Yudin glanced at the door and then at her, silent in thought. His face seemed to smile, although his lips never moved, and a look of excitement, exhilaration even, came into his eyes. Then, in an instant, the expression faded, and he turned back to unlock the other door. ‘Perhaps another day,’ he said quickly, and then disappeared into the room that he was happier to show her. She was reminded of the story of Bluebeard.
Even before following him in, Tamara could hear the trickle of water. Inside, her first impression was that the room contained a coffin. It abutted the side wall and was made of stone – more a sarcophagus than a coffin. Above it a lead pipe protruded from the wall, pouring water into it, filling it almost to the brim. Not a coffin, or even a sarcophagus, she thought, but a bathtub. A small notch in the side allowed the water to flow out again without the tub brimming over completely. It ran along a gutter and then disappeared through another hole in the wall. The water stank with the familiar reek of the sewer.
‘Are you prepared to do it?’ repeated Yudin. ‘To do whatever it takes to extract the information you need?’
She considered, but not the prospect of bringing a man down here to discover his secrets. She considered the image of Irina Karlovna, lying on the bed, the description of Margarita Kirillovna in much the same circumstances, along with those of the others who had died. If whoever had killed them had the stomach to do what he had done, then was it fair that she lacked the stomach to discover the truth?
‘If it becomes necessary.’
The smell from the water seemed to become stronger, filling the room.
‘Many fear drowning more than anything,’ said Yudin wistfully, staring down into the rippling water. Then he looked up, straight into Tamara’s eyes. ‘Danilov is seventy-four years old. Could you bring an old man down here?’
‘He’s not the murderer – not of Irina.’
‘But he may know who is.’
‘Then he’ll tell me.’
‘He’s kept his secret f
or thirty years,’ Yudin persisted.
Tamara corrected him. ‘Forty-three years.’ She was finding it hard to breathe. The stench reminded her of Petersburg and of 1848.
He smiled, almost imperceptibly, then turned to look back into the water, its odour seeming not to affect him. ‘The water comes from the Neglinnaya, as far as I can make out, and must drain into the Moskva. Filthy these days, of course, but that only adds to the effect.’

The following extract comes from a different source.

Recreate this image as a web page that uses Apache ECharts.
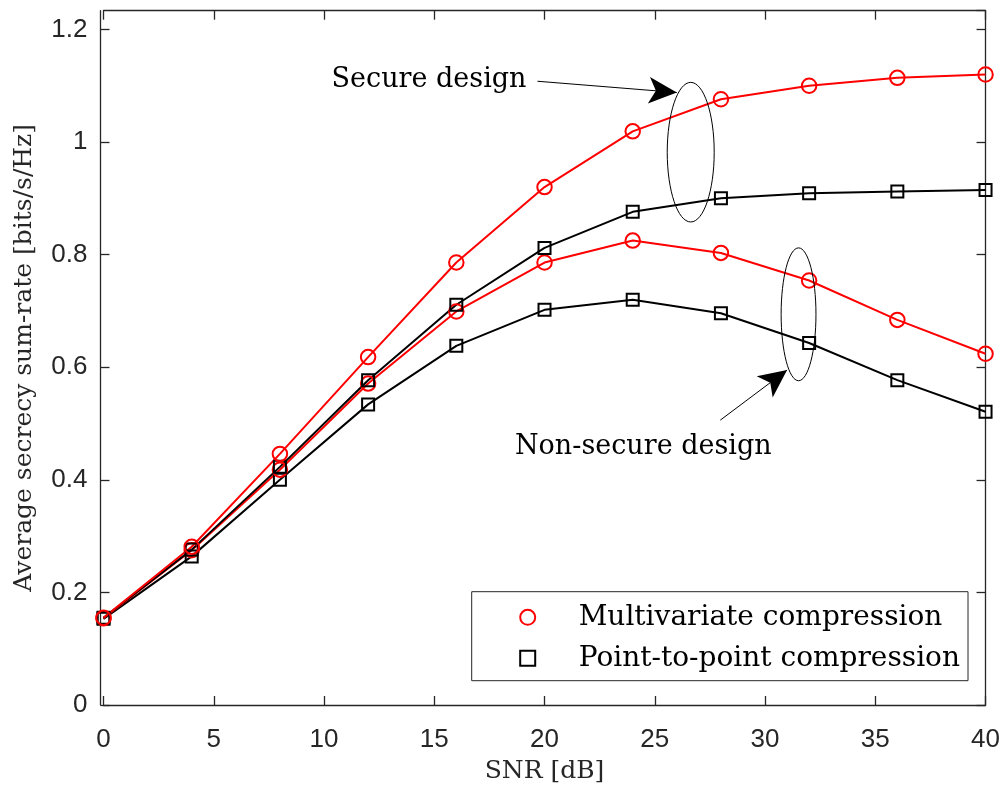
<!DOCTYPE html>
<html>
<head>
<meta charset="utf-8">
<script src="https://cdn.jsdelivr.net/npm/echarts@6/dist/echarts.min.js"></script>
<style>html,body{margin:0;padding:0;background:#fff}#c{width:1003px;height:789px}</style>
</head>
<body>
<div id="c"></div>
<script>
// ---- data ----
const snr = [0, 4, 8, 12, 16, 20, 24, 28, 32, 36, 40];
const secureMulti    = [0.155, 0.281, 0.446, 0.618, 0.786, 0.920, 1.019, 1.076, 1.100, 1.114, 1.120];
const secureP2P      = [0.155, 0.276, 0.423, 0.577, 0.711, 0.812, 0.876, 0.900, 0.909, 0.912, 0.915];
const nonSecureMulti = [0.154, 0.275, 0.418, 0.571, 0.699, 0.786, 0.825, 0.803, 0.754, 0.684, 0.624];
const nonSecureP2P   = [0.153, 0.264, 0.400, 0.534, 0.638, 0.702, 0.720, 0.696, 0.643, 0.577, 0.521];
const seriesNames = ['Multivariate compression', 'Point-to-point compression'];
const xTitle = 'SNR [dB]';
const yTitle = 'Average secrecy sum-rate [bits/s/Hz]';
const annoSecure = 'Secure design';
const annoNonSecure = 'Non-secure design';

const AX = '#262626';
const SERIF = 'DejaVu Serif';
const SANS = 'Liberation Sans';
const toPairs = arr => snr.map((x, i) => [x, arr[i]]);

const chart = echarts.init(document.getElementById('c'), null, {renderer: 'canvas'});

function mkSeries(name, arr, color, symbol, size, withMarks) {
  const s = {
    type: 'line', name: name, data: toPairs(arr),
    symbol: symbol, symbolSize: size, showAllSymbol: true,
    lineStyle: {color: color, width: 2},
    itemStyle: {color: 'rgba(0,0,0,0)', borderColor: color, borderWidth: 2},
    emphasis: {disabled: true}, silent: true, z: 3
  };
  if (withMarks) {
    s.markLine = {
      silent: true, animation: false,
      symbol: ['none', 'arrow'], symbolSize: [20, 28],
      lineStyle: {color: '#000', width: 1, type: 'solid'},
      label: {show: false}, emphasis: {disabled: true},
      data: [
        [{coord: [19.68, 1.108]}, {coord: [26.0, 1.088]}],
        [{coord: [27.97, 0.506]}, {coord: [31.0, 0.595]}]
      ]
    };
  }
  return s;
}

const xTickFmt = v => (Math.abs(v / 5 - Math.round(v / 5)) < 1e-6 ? String(v) : '');
const yTickFmt = v => (Math.abs(v / 0.2 - Math.round(v / 0.2)) < 1e-6 ? String(+v.toFixed(1)) : '');

const frameLine = {show: true, onZero: false, lineStyle: {color: AX, width: 1.3}};
const frameTick = {show: true, inside: true, length: 9, lineStyle: {color: AX, width: 1.3}};

chart.setOption({
  animation: false,
  backgroundColor: '#fff',
  grid: {left: 103.5, right: 16.3, top: 10.7, bottom: 80.6, containLabel: false},
  xAxis: [
    {type: 'value', min: 0, max: 40, interval: 5, position: 'bottom',
     axisLine: frameLine, axisTick: frameTick,
     axisLabel: {formatter: xTickFmt, color: AX, fontFamily: SANS, fontSize: 26, margin: 22},
     splitLine: {show: false},
     name: xTitle, nameLocation: 'middle', nameGap: 54,
     nameTextStyle: {fontFamily: SERIF, fontSize: 25, color: AX}},
    {type: 'value', min: 0, max: 40, interval: 5, position: 'top',
     axisLine: frameLine, axisTick: frameTick,
     axisLabel: {show: false}, splitLine: {show: false}}
  ],
  yAxis: [
    {type: 'value', min: 0, max: 1.2333, interval: 0.2, position: 'left', offset: 3,
     axisLine: frameLine, axisTick: frameTick,
     axisLabel: {formatter: yTickFmt, color: AX, fontFamily: SANS, fontSize: 26, margin: 13,
                 showMaxLabel: false},
     splitLine: {show: false},
     name: yTitle, nameLocation: 'middle', nameGap: 64,
     nameTextStyle: {fontFamily: SERIF, fontSize: 25, color: AX}},
    {type: 'value', min: 0, max: 1.2333, interval: 0.2, position: 'right',
     axisLine: frameLine, axisTick: frameTick,
     axisLabel: {show: false}, splitLine: {show: false}}
  ],
  legend: {
    left: 471.7, top: 591.7, orient: 'vertical', selectedMode: false,
    padding: [10.6, 8, 7.4, 47.5],
    itemWidth: 92, itemHeight: 15, itemGap: 11,
    borderColor: AX, borderWidth: 1, backgroundColor: '#fff',
    textStyle: {fontFamily: SERIF, fontSize: 28, color: '#000', lineHeight: 30},
    data: [
      {name: seriesNames[0], icon: 'circle',
       itemStyle: {color: 'rgba(0,0,0,0)', borderColor: '#ff0000', borderWidth: 2}},
      {name: seriesNames[1], icon: 'path://M0,0H14V14H0Z',
       itemStyle: {color: 'rgba(0,0,0,0)', borderColor: '#000000', borderWidth: 2}}
    ]
  },
  series: [
    mkSeries(seriesNames[1], nonSecureP2P, '#000000', 'rect', 12, true),
    mkSeries(seriesNames[0], nonSecureMulti, '#ff0000', 'circle', 14.5, false),
    mkSeries(seriesNames[1], secureP2P, '#000000', 'rect', 12, false),
    mkSeries(seriesNames[0], secureMulti, '#ff0000', 'circle', 14.5, false)
  ]
});

// annotations placed in data coordinates
const px = (x, y) => chart.convertToPixel({gridIndex: 0}, [x, y]);
function ellipse(cx, cy, ax, ay) {
  const c = px(cx, cy), e = px(cx + ax, cy + ay);
  return {type: 'ellipse', silent: true, z: 10,
    shape: {cx: c[0], cy: c[1], rx: Math.abs(e[0] - c[0]), ry: Math.abs(c[1] - e[1])},
    style: {fill: 'none', stroke: '#000', lineWidth: 1}};
}
function label(text, x, y, align) {
  const p = px(x, y);
  return {type: 'text', silent: true, z: 10, x: p[0], y: p[1],
    style: {text: text, font: '27px "' + SERIF + '"', fill: '#000', align: align, verticalAlign: 'middle'}};
}
chart.setOption({
  graphic: [
    ellipse(26.63, 0.982, 1.065, 0.124),
    ellipse(31.52, 0.694, 0.79, 0.118),
    label(annoSecure, 19.18, 1.111, 'right'),
    label(annoNonSecure, 24.48, 0.4585, 'center')
  ]
});
</script>
</body>
</html>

Tamara tried to breathe through her mouth, but the stench had already filled her nostrils and she could not escape it. She felt bile rising in her gullet and closed her mouth tightly to restrain it, which forced her once again to inhale the foetid air through her nose until she could stand it no more. She turned and fled, at last, she knew, giving Yudin the response he was hoping for, though not for any reason he would predict. It was simply the smell – the miasma that had filled Petersburg in 1848 and had brought with it cholera. It had spread from the rivers and canals and through the streets and into the houses and taken her children from her. Half of her wanted to stay there, to breathe deeply of the foulness and be taken by the disease that had taken her family, and it was not fear of the disease that made her run, but fear of the memories that the stench brought with it.
Once out of the cell and away from Yudin’s lamp, she found herself in darkness. She turned the wrong way and felt the wood of the door that was forbidden to her against her hands. From the other side she thought she heard a sound – a voice pleading for help – but she realized it was only an echo of the cries she had heard from Stasik as he lay in agony, years before. She turned and went the other way, not quite running, trailing her fingers along the enclosing walls, counting the doorways that she passed. She tripped as her toe caught the first of the stone steps, but was able to push out with her arms and brace herself on the walls on either side before falling.